Having read I Imagine I Been Science Fiction Always, I have to agree. Visually it is an astounding volume, opening with the book’s title spanning several pages in gigantic print, with the words Been and Science bifurcated by two black pages, one of them featuring the author’s name. In the following pages, Kearney’s gift as a visual poet is on full display in a series of six poem sequences. In each piece, he transforms images, texts, and the disruptions thereof into conversations about Black identity, personhood, and one’s inescapable relationship to the archive. The effect can at times be a dizzying one, but don’t be fooled: There is a precise method to the madness, or rather the genius, of Kearney’s work. His previous poetry collection, Sho (Wave Books, 2021), garnered several awards, including the Griffin Poetry Prize and the Minnesota Book Award. It was also a finalist for a National Book Award, a PEN/Voelcker Award, and the Kingsley Tufts Award. 

“Hey, Sho did really well,” Kearney admits with a humble shrug. “People seemed to like it. [But] most critics who talked about it would note that ‘there isn’t the graphic design stuff in this one.’ One of the reasons I’m excited about this [new] book is that…there is this part of me that’s imagining somebody who liked Sho will open it and be like, ‘What? What is happening right now?’ That [anticipation] actually became a part of the sequencing of the book, this way of referencing the encroachment, the invasion of science fiction.” 

As Kearney explains, the relatively traditional arrangement of the titular poem, which also appears first in the collection, is highly intentional. The poem’s small block text explodes into larger text over the course of a dozen or so pages, and near the poem’s end only the letter I remains, like a seeming glitch of the machine, or typeset run amok. In the following sequences, image overtakes standard text altogether. The second poem, “Shuttleblack Gettin Up Epic,” begins with archival sketches of fugitive enslaved people, then slips into comics, diagrams, and brand logos (like the one for Converse All Star sneakers, a shoe that was ubiquitous in early hip-hop culture). By the third sequence, “Over Deluxe AF,” there are mathematical equations, multiple-choice questions, and Kearney’s own use of American flag imagery. In his case, the flag often appears only in fragments—and is first displayed upside down. 

Particularly moving is the opening sentence of “Over Deluxe AF,” which appears alone on a single page. It is a statement both familiar and profound. The phrase “What had happened was” is well known in African American culture; speakers often use it at the beginning of a humorous tale or at the start of a meandering (and sometimes self-serving) explanation of mischief. Here, however, Kearney places a period at the end of the statement, writing it as: “What had happened was.” As such, it operates as both the beginning of the sequence and as a declarative assessment of a racialized past. This strikes me as emblematic of Kearney’s work, and when I ask him about it, he beams. 
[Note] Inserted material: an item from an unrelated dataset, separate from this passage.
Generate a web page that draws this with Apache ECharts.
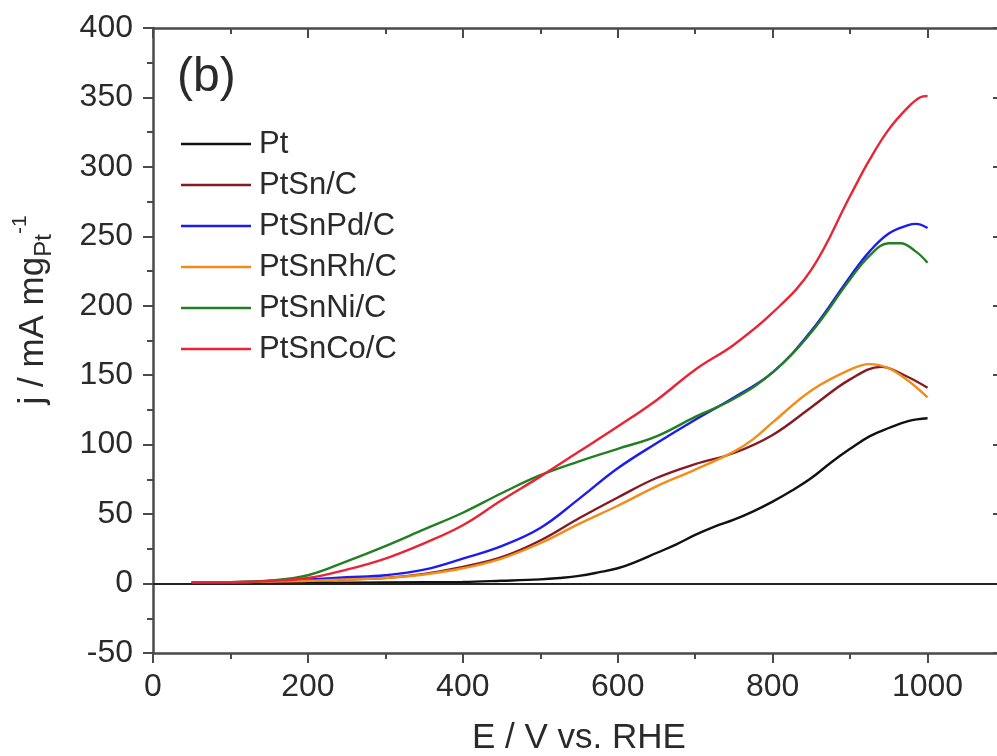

“One of the things that informs the way I think about language is the usage of sampling in music,” he says. “On the one hand, you sample this line, and it’s this plastic object. Now you have a sample, which might be four words. What I find really interesting is how you can take the same phrase, or a clause, or a sentence, and by creating space in it, it changes the meaning. Out of this one unit, you can compose entirely new meanings.” 

To this end, Kearney insists that the “objects” at a poet’s disposal must be chosen intentionally, because their relationship to our visual, digital, and linguistic archives is—and always should remain—important. As he explains his process for writing the book, Kearney makes clear that every word and image carries layers of meaning, which serves as a warning for readers who are too quick to appreciate only the visual novelty of his work and to fellow artists who utilize the archive without discernment. 

“Erasure poems have had a real popularity over the last twenty-five years, and it’s a cool way to compose something,” says Kearney. “But for me, if the text you’re erasing doesn’t have any particular connection to what you’re saying, you just needed a dictionary, a lexicon. The tension to me comes from saying: These words are in this thing, and if you change this thing, you see this here. This is the hidden context; this is the subversion of this thing. I’m always looking for the relationship when things are juxtaposed, and that became a really important component of [the fourth sequence in the book] the ‘Dark Matter Armory Flex’ series. I figured, ‘Oh, I should use party flyers’—before that I hadn’t given myself permission to use certain kinds of images and textual objects. But once I was like, ‘Oh, I can do that,’ suddenly I have something somebody’s going to remember, or at least remember seeing something similar. That is collaborating with the archive.”